26 Feb Are You Overloading Your Kids?
A nanny wonders why parents fill their children’s weeks with so much extra stuff.
Emma hastily said goodbye to her teacher, collected her bag and raced out of ballet class. We bid farewell to Emma’s other nanny who was waiting for her brother’s class to finish. “See you at home,” I said as we dashed out the door.
This was a typical afternoon. I was one of the two nannies on duty most weekdays, and between us we transported the kids to their many activities.
For 10-year-old Emma, Monday was ballet followed by tennis; Tuesday was guitar; Wednesday was softball followed by piano; Thursday was choir practice.
On top of that, once all three children reconvened at home in the evening they were all expected to practice their instruments for half an hour. Then there was Saturday where I picked Emma up mid-way through her athletics session (which she told me she hated) to take her to choir rehearsal.
From a nannying perspective it was easy. I was getting paid to take the kids from one activity to the next while I sat and read my book. But it got me thinking, are we overloading our kids?
Are all these extracurricular activities really necessary, or are we trying to mould our children into the best they can possibly be and sacrificing their childhoods in the process?
Emma’s parents were both doctors so they could easily afford the wages of two nannies plus all the activities, which I can assure you – with uniforms and instruments – quickly added up. But I had to wonder if it was the right decision for the kids. What exactly does turning our children into the ‘best’ they can be entail, and where do we draw the line?
As an eight year old I took piano lessons, which I soon began to hate. My parents allowed me to quit knowing I wasn’t enjoying them. Do I regret it? Do I wish my parents had forced me to continue against my will? No. As much as I’d fantasised about being a world-class piano player, the truth is, I hated it so much that I sulked in lessons and never did my homework.
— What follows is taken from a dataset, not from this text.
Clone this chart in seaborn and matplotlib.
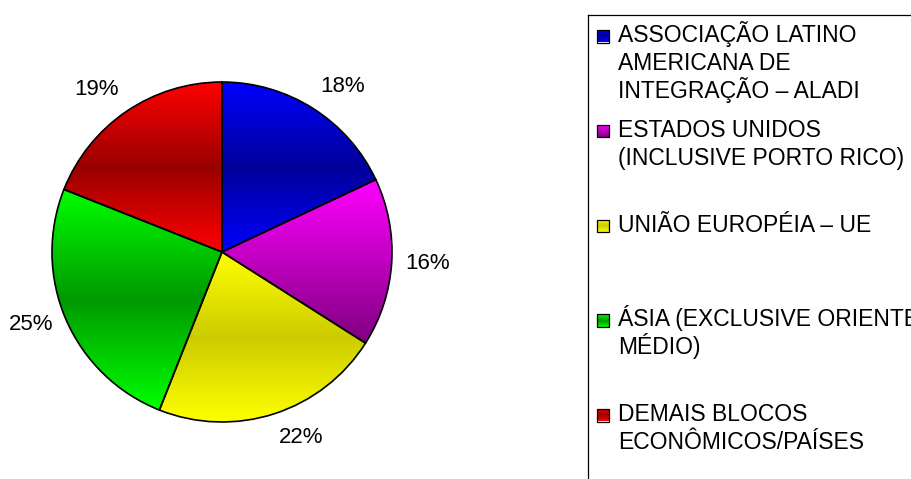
import numpy as np
import matplotlib
matplotlib.use("Agg")
import matplotlib.pyplot as plt
from matplotlib.patches import Rectangle
import seaborn as sns

# Share of exports by destination bloc (%)
categories = [
    "ASSOCIAÇÃO LATINO\nAMERICANA DE\nINTEGRAÇÃO – ALADI",
    "ESTADOS UNIDOS\n(INCLUSIVE PORTO RICO)",
    "UNIÃO EUROPÉIA – UE",
    "ÁSIA (EXCLUSIVE ORIENTE\nMÉDIO)",
    "DEMAIS BLOCOS\nECONÔMICOS/PAÍSES",
]
shares = [18, 16, 22, 25, 19]
pct_labels = [f"{v}%" for v in shares]

# Gradient fills: bright tone, dark tone, and whether the dark tone sits in the
# middle of the slice ("mid") or at its bottom ("down")
bright = ["#0000FF", "#FF00FF", "#FFFF00", "#00FF00", "#FF0000"]
dark = ["#000099", "#800080", "#CCCC00", "#009900", "#990000"]
style = ["mid", "down", "mid", "mid", "mid"]

sns.set_theme(style="white")
plt.rcParams["font.family"] = ["Liberation Sans", "DejaVu Sans"]

W, H, DPI = 912, 479, 100
fig = plt.figure(figsize=(W / DPI, H / DPI), dpi=DPI, facecolor="white")

# Pie axes: centre and radius in pixels, one data unit = radius
PIE_CX, PIE_CY, PIE_R, LIM = 222, 252, 170, 1.3
half = LIM * PIE_R
ax = fig.add_axes([(PIE_CX - half) / W, (H - PIE_CY - half) / H, 2 * half / W, 2 * half / H])


def gradient_array(c_bright, c_dark, kind, n=256):
    b = np.array(matplotlib.colors.to_rgb(c_bright))
    d = np.array(matplotlib.colors.to_rgb(c_dark))
    t = np.linspace(0, 1, n)  # 0 = bottom, 1 = top
    if kind == "mid":
        f = 1 - np.abs(2 * t - 1)
    else:
        f = 1 - t
    return (b[None, :] + (d - b)[None, :] * f[:, None])[:, None, :]


def fill_gradient(axis, patch, extent, c_bright, c_dark, kind):
    im = axis.imshow(gradient_array(c_bright, c_dark, kind), extent=extent,
                     origin="lower", aspect="auto", interpolation="bilinear",
                     zorder=patch.get_zorder() - 0.5)
    im.set_clip_path(patch)


wedges, texts = ax.pie(
    shares, labels=pct_labels, colors=bright, startangle=90, counterclock=False,
    labeldistance=1.08, textprops=dict(fontsize=16, color="black"),
    wedgeprops=dict(edgecolor="black", linewidth=1.2),
)

for w, cb, cd, k in zip(wedges, bright, dark, style):
    bb = w.get_path().get_extents()
    fill_gradient(ax, w, (bb.x0, bb.x1, bb.y0, bb.y1), cb, cd, k)
    w.set_facecolor("none")
    w.set_zorder(2)

# Labels sitting above/below the pie hang from their inner edge
for t in texts:
    x, y = t.get_position()
    if abs(y) > 0.5 * np.hypot(x, y):
        t.set_verticalalignment("bottom" if y > 0 else "top")

ax.set_xlim(-LIM, LIM)
ax.set_ylim(-LIM, LIM)
ax.set_aspect("equal")
ax.axis("off")

# Legend panel (pixel coordinates, y downward from its top edge)
LX, LY = 588, 15
lw_px, lh_px = W - LX, H - LY
lax = fig.add_axes([LX / W, 0, lw_px / W, lh_px / H])
lax.set_xlim(0, lw_px)
lax.set_ylim(lh_px, 0)
lax.set_xticks([])
lax.set_yticks([])
lax.patch.set_alpha(0)
for side in ("right", "bottom"):
    lax.spines[side].set_visible(False)
for side in ("left", "top"):
    lax.spines[side].set_color("black")
    lax.spines[side].set_linewidth(0.9)

first_base, step, pitch = 27, 94.75, 28
sq_x, sq = 9, 12.5
text_x = 30
for i, (lab, cb, cd, k) in enumerate(zip(categories, bright, dark, style)):
    base = first_base + i * step
    box = Rectangle((sq_x, base - sq + 0.5), sq, sq, facecolor="none",
                    edgecolor="black", linewidth=0.9, zorder=3)
    lax.add_patch(box)
    fill_gradient(lax, box, (sq_x, sq_x + sq, base + 0.5, base - sq + 0.5), cb, cd, k)
    for j, line in enumerate(lab.split("\n")):
        lax.text(text_x, base + j * pitch, line, fontsize=16.5, color="black",
                 ha="left", va="baseline", clip_on=False)
lax.set_xlim(0, lw_px)
lax.set_ylim(lh_px, 0)

fig.savefig("out.png", dpi=DPI, facecolor="white")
As a nanny to these kids, I wondered what happened to running outside and making up imaginary stories of pirates and fairies, or sitting down on a rainy day to a fun craft project, or even the simple activity of baking together.
All these kids wanted to do once they got home was sit in front of the computer or television, because they were so exhausted and needed to tune out. And with all the extracurricular activities they were expected to do, who could blame them?